President Ferdinand Marcos, who was first elected in 1965 and ruled until 1986, suspended civil rights in 1971, after a bomb attack in Manila (the capital) on an opposition Liberal Party rally, in which seven people were killed and almost 100 others were injured. During the period of Marcos’s dictatorial rule, martial law was imposed in September 1972 and a new constitution was introduced in January 1973, under which the president was granted unlimited powers for an indefinite period. He consolidated his rule in four referendums between July 1973 and December 1977. Although martial law was lifted in January 1981, Marcos retained wide-ranging powers, but, in the face of overwhelming civilian and military opposition (known as the "people power revolution"), he left office in February 1986.
The Abu Sayyaf (meaning the "Bearer of the Sword") Group was formed in the early 1990s, with the stated aim of establishing an independent Islamic state in areas of southern Thailand, the island of Borneo, and the south-western province of Sulu and the southern island of Mindanao in the Philippines. The group was the smallest of several Muslim separatist organisations operating in the southern Philippines, with an estimated 300 fighters, but also the most radical and ruthless, and the only one to have held no ceasefire negotiations with the government.
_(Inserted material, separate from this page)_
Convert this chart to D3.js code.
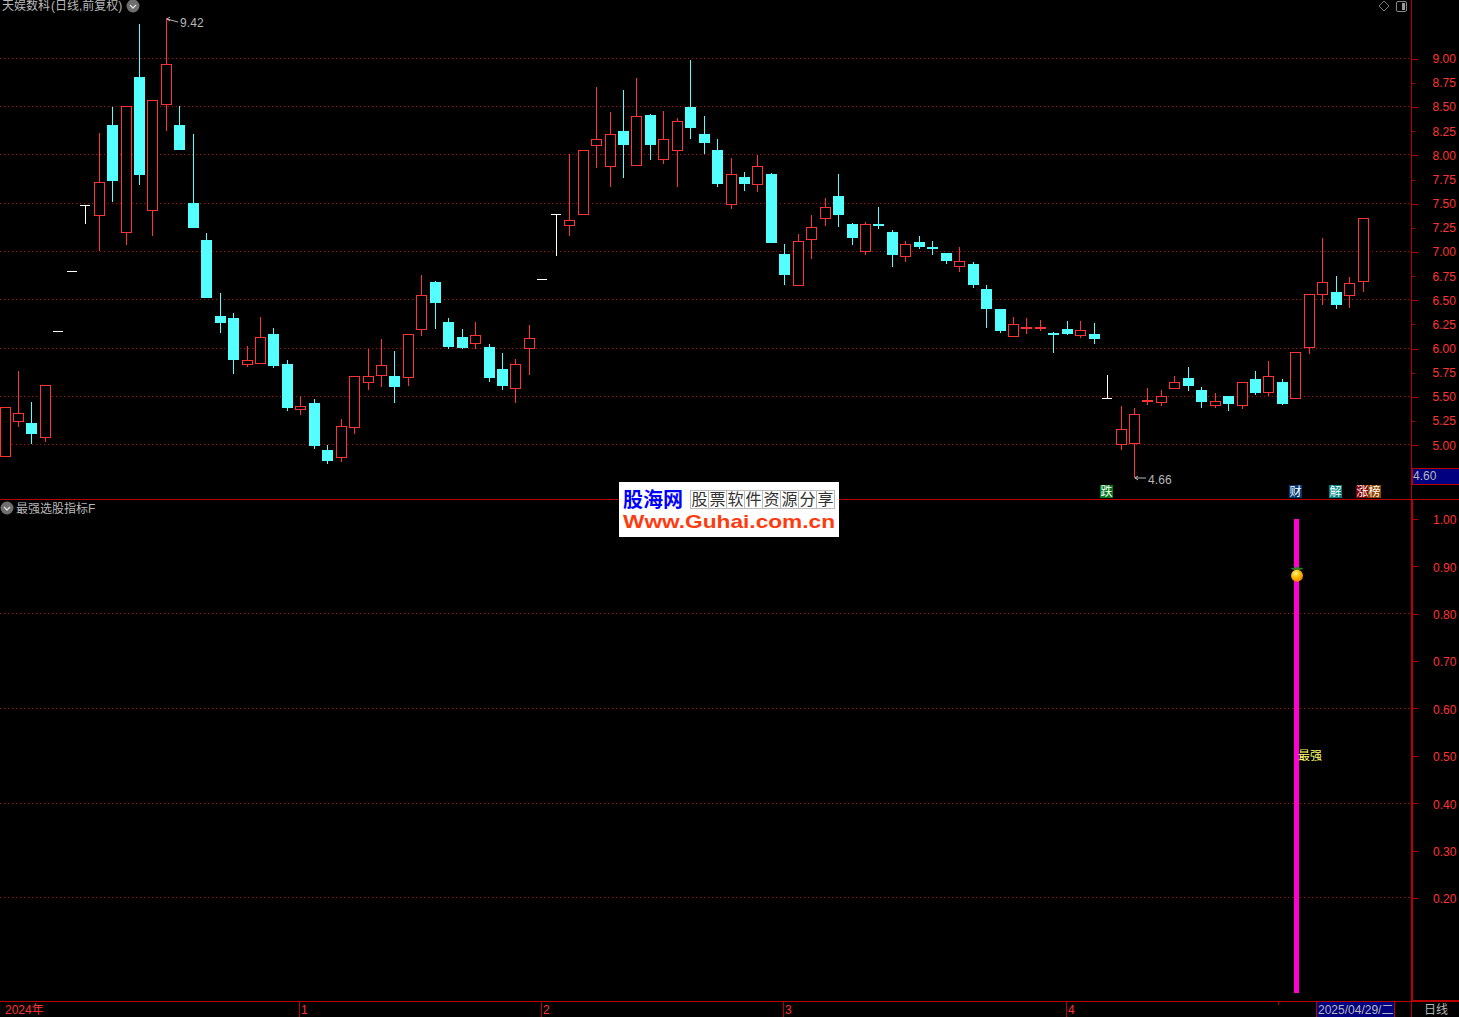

It had also offered no political programme to underpin its protracted campaign of fear and violence. The government in September 1996 signed an historic peace agreement with the Muslim secessionist Moro National Liberation Front (MNLF), ending 24 years of conflict between the two sides on Mindanao. In August 2001 the separatist Moro Islamic Liberation Front (MILF) also signed a peace accord with the government, but the ceasefire collapsed in February 2003. A further peace agreement with the MILF was signed in July 2003.